GIVEN PROBLEM:
Copy the data exactly; pictures stay out of the copy.

SOURCE DATA:
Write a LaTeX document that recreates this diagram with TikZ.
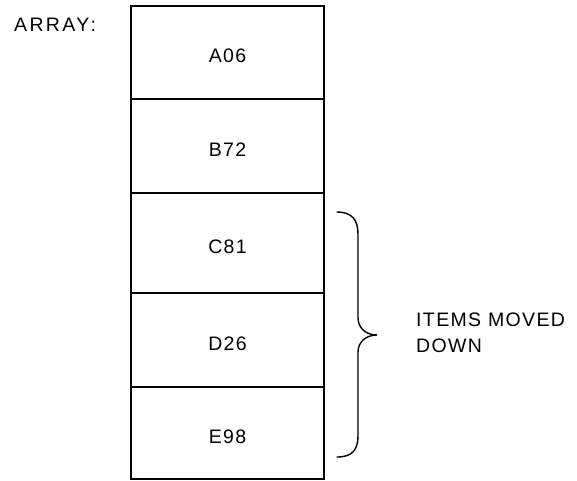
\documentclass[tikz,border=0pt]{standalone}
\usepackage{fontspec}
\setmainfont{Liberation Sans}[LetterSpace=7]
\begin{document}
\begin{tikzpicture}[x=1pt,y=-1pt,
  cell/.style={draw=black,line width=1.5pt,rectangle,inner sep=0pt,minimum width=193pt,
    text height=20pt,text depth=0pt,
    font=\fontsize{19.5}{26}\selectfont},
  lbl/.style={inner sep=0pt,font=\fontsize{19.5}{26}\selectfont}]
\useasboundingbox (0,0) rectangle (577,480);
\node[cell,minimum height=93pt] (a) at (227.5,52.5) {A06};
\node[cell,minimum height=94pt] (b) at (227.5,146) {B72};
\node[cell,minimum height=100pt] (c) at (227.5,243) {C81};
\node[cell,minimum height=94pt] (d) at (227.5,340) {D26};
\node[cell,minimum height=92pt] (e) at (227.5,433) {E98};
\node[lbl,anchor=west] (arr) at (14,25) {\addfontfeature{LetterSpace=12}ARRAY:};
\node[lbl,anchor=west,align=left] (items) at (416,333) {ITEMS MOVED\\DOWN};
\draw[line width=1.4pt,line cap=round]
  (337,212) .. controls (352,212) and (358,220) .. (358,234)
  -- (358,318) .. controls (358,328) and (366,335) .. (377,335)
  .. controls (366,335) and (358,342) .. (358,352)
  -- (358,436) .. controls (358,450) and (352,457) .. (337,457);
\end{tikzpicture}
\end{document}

IN RESPONSE:
Write a LaTeX document that recreates this diagram with TikZ.
\documentclass[tikz,border=0pt]{standalone}
\usepackage{fontspec}
\setmainfont{Liberation Sans}[LetterSpace=7]
\begin{document}
\begin{tikzpicture}[x=1pt,y=-1pt,
  cell/.style={draw=black,line width=1.5pt,rectangle,inner sep=0pt,minimum width=193pt,
    text height=20pt,text depth=0pt,
    font=\fontsize{19.5}{26}\selectfont},
  lbl/.style={inner sep=0pt,font=\fontsize{19.5}{26}\selectfont}]
\useasboundingbox (0,0) rectangle (577,480);
\node[cell,minimum height=93pt] (a) at (227.5,52.5) {A06};
\node[cell,minimum height=94pt] (b) at (227.5,146) {B72};
\node[cell,minimum height=100pt] (c) at (227.5,243) {C81};
\node[cell,minimum height=94pt] (d) at (227.5,340) {D26};
\node[cell,minimum height=92pt] (e) at (227.5,433) {E98};
\node[lbl,anchor=west] (arr) at (14,25) {\addfontfeature{LetterSpace=12}ARRAY:};
\node[lbl,anchor=west,align=left] (items) at (416,333) {ITEMS MOVED\\DOWN};
\draw[line width=1.4pt,line cap=round]
  (337,212) .. controls (352,212) and (358,220) .. (358,234)
  -- (358,318) .. controls (358,328) and (366,335) .. (377,335)
  .. controls (366,335) and (358,342) .. (358,352)
  -- (358,436) .. controls (358,450) and (352,457) .. (337,457);
\end{tikzpicture}
\end{document}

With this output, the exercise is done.